*JOB*. Give back exactly the lines running from the line that holds "Convert this chart to Bokeh code." through the line that holds "from bokeh.core.properties import value", ends included, and no other lines.

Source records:
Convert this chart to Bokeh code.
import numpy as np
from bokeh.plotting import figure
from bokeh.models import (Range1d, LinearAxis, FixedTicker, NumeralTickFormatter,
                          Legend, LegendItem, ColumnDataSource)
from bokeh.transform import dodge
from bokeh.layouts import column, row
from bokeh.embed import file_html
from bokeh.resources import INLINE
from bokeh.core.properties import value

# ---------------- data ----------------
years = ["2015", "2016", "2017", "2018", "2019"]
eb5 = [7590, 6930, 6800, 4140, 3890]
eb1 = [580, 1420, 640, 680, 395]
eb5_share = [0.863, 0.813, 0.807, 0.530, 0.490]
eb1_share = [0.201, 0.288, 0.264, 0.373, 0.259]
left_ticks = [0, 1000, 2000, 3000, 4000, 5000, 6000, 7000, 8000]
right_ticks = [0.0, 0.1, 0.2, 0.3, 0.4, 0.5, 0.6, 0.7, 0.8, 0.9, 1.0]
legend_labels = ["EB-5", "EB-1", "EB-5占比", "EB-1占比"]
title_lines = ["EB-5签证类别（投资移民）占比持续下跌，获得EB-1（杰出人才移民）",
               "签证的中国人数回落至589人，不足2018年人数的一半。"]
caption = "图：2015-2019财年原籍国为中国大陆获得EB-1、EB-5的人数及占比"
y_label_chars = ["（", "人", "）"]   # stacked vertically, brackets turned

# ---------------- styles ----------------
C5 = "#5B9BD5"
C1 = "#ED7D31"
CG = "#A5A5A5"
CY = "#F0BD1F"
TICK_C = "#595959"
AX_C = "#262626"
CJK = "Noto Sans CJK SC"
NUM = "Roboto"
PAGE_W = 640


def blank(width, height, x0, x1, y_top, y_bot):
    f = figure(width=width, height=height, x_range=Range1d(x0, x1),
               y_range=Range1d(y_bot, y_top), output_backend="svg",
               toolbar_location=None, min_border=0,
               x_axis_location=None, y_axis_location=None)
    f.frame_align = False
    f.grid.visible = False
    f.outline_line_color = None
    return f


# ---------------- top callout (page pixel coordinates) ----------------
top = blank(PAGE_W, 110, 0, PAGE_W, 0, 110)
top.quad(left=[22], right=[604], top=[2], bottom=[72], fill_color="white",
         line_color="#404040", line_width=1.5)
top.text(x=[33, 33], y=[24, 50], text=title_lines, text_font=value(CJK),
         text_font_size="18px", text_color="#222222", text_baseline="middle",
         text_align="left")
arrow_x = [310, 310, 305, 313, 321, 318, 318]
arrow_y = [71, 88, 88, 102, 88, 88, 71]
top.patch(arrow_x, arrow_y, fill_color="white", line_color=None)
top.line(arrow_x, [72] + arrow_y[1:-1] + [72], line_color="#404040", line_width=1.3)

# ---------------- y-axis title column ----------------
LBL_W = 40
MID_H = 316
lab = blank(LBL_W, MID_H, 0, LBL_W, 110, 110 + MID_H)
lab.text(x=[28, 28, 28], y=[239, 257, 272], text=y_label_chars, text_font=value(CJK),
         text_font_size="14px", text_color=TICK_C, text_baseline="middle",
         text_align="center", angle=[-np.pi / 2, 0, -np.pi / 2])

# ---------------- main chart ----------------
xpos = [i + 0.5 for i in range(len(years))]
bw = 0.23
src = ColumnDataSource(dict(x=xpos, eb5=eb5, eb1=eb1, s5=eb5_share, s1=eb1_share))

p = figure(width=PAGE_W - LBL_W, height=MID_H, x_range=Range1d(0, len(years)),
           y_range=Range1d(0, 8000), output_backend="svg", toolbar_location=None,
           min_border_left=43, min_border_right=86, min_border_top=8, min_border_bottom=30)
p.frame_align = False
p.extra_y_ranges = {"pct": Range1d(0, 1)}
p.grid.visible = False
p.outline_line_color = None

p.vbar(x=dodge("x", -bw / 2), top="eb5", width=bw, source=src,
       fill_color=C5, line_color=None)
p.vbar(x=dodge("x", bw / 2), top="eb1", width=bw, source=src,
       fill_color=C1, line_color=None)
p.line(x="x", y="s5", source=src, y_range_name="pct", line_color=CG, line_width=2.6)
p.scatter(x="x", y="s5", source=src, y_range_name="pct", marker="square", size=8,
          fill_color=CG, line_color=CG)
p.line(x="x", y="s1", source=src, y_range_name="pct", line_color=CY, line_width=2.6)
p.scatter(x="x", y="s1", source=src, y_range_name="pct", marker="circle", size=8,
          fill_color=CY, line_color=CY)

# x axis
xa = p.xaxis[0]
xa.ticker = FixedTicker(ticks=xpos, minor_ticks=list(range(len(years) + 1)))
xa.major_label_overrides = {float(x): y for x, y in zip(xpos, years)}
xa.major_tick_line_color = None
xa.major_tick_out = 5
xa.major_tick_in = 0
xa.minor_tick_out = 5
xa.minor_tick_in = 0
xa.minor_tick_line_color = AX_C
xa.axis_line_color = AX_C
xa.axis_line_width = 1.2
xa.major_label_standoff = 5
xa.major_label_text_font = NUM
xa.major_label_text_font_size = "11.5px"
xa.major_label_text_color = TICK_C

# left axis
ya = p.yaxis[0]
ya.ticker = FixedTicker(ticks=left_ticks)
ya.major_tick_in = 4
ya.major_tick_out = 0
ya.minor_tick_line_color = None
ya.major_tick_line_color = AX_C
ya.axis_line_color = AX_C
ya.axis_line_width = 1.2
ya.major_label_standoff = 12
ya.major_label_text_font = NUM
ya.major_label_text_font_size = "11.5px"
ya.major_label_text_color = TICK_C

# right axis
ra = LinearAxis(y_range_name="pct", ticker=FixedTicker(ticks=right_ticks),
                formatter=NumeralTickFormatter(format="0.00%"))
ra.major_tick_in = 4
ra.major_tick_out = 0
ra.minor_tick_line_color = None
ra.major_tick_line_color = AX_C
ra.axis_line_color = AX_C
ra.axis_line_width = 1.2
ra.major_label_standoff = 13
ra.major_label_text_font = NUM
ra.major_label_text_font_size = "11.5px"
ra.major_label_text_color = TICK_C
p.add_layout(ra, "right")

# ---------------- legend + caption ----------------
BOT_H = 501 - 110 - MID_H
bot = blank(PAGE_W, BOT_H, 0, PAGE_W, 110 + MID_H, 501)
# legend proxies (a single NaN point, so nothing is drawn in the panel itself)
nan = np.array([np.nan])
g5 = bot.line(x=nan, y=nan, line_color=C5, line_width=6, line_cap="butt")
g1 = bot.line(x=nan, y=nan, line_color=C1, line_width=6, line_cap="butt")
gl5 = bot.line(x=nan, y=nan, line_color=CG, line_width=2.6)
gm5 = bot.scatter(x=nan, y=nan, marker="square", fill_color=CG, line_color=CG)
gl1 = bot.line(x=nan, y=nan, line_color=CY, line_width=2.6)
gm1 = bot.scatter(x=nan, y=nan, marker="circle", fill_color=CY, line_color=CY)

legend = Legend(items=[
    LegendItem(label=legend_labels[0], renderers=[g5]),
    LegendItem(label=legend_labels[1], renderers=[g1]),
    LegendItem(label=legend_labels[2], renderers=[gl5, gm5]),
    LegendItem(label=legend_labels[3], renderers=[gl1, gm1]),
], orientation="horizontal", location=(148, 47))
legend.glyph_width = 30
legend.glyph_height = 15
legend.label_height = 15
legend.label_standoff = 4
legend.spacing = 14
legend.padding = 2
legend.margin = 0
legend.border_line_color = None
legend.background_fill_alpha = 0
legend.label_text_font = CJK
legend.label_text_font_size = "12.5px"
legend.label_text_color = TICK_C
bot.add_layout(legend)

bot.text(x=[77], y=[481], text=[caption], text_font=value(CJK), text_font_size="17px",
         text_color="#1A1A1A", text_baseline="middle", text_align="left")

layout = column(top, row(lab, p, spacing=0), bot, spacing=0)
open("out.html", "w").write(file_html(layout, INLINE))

==

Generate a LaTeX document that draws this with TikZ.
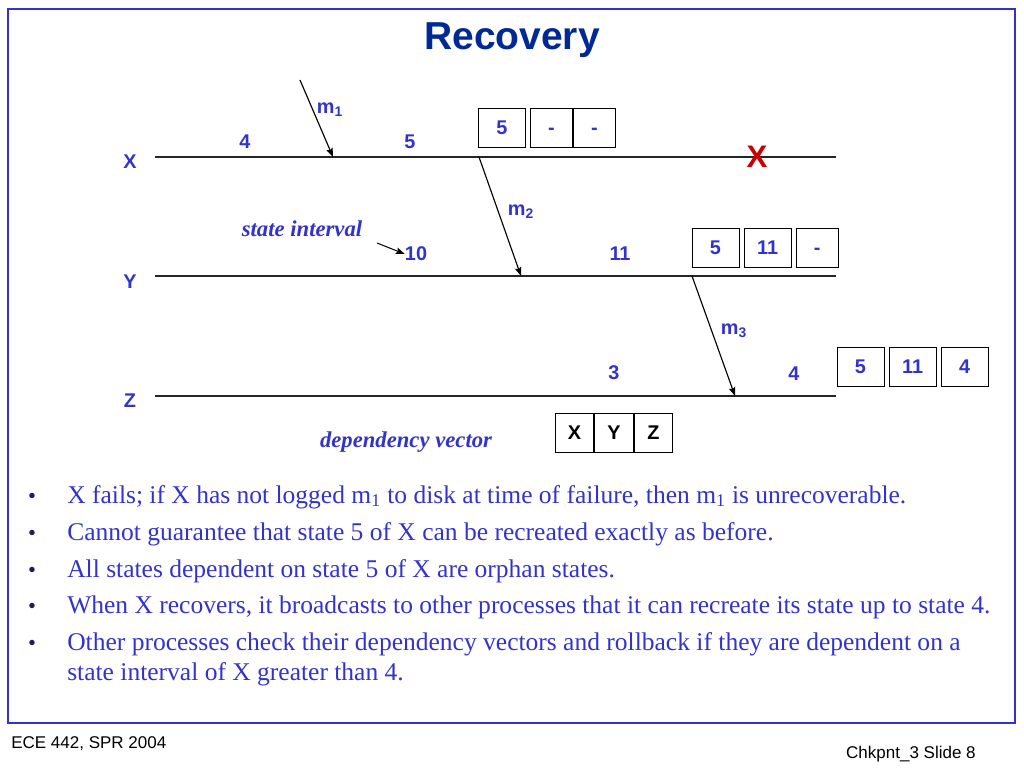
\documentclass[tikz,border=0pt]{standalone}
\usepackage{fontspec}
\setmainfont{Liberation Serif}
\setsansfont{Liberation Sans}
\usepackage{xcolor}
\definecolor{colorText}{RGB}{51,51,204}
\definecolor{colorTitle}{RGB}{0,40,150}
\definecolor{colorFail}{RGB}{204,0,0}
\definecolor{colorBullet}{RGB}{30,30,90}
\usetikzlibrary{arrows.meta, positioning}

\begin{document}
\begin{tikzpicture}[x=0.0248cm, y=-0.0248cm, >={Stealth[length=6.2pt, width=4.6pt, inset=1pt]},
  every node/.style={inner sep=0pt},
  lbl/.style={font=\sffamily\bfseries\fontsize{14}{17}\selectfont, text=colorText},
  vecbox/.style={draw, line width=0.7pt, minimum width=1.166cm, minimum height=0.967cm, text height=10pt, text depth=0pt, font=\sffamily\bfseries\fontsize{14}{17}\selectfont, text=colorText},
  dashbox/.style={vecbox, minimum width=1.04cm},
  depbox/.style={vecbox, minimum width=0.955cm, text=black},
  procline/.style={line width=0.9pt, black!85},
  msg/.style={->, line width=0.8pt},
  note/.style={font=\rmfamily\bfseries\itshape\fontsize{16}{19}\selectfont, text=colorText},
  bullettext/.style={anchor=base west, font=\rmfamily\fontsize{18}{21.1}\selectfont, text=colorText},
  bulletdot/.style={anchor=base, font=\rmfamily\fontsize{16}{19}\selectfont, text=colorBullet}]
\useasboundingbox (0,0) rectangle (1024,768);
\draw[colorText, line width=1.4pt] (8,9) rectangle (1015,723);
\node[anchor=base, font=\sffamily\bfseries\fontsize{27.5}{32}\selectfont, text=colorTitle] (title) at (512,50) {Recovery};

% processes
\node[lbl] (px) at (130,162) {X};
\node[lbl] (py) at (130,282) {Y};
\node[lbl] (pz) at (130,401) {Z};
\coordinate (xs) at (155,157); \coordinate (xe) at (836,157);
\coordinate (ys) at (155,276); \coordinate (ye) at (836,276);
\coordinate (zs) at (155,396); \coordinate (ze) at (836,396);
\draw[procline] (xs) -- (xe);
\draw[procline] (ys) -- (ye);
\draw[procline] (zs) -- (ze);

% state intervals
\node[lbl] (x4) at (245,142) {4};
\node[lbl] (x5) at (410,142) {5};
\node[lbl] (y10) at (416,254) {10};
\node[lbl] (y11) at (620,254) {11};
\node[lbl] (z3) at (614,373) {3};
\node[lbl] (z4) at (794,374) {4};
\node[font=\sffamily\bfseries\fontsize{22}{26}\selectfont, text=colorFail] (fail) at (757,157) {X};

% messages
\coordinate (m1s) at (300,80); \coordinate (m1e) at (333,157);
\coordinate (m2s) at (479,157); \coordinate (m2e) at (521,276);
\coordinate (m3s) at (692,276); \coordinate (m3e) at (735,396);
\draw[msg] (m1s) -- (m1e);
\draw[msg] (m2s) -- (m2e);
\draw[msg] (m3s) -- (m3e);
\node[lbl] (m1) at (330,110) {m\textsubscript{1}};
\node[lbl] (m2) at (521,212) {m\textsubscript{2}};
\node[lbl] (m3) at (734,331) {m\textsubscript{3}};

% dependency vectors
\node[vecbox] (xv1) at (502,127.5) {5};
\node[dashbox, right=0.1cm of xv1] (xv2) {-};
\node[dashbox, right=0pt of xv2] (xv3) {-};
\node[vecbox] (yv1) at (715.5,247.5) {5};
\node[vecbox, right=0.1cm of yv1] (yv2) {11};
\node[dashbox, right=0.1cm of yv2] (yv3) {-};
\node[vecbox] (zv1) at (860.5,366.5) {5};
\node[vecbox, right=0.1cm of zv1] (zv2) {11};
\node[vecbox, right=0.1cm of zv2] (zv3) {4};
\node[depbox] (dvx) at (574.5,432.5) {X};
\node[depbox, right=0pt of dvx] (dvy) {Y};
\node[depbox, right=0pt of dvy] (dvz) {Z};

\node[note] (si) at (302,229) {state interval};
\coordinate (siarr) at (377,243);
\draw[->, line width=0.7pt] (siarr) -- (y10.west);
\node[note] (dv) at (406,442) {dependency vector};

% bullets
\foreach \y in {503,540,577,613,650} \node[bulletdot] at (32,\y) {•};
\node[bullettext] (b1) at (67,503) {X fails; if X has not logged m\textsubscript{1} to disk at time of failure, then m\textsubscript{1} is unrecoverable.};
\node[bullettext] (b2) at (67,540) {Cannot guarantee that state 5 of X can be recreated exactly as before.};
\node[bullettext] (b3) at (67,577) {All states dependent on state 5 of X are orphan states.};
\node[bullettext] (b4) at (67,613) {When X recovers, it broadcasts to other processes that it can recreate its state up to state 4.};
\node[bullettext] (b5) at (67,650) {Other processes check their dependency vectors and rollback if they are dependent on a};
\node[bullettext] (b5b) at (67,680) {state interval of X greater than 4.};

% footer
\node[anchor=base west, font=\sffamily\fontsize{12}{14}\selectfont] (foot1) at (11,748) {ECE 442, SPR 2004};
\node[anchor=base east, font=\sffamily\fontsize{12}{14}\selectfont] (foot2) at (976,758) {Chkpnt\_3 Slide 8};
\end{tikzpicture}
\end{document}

*WRITTEN RESPONSE*.
Convert this chart to Bokeh code.
import numpy as np
from bokeh.plotting import figure
from bokeh.models import (Range1d, LinearAxis, FixedTicker, NumeralTickFormatter,
                          Legend, LegendItem, ColumnDataSource)
from bokeh.transform import dodge
from bokeh.layouts import column, row
from bokeh.embed import file_html
from bokeh.resources import INLINE
from bokeh.core.properties import value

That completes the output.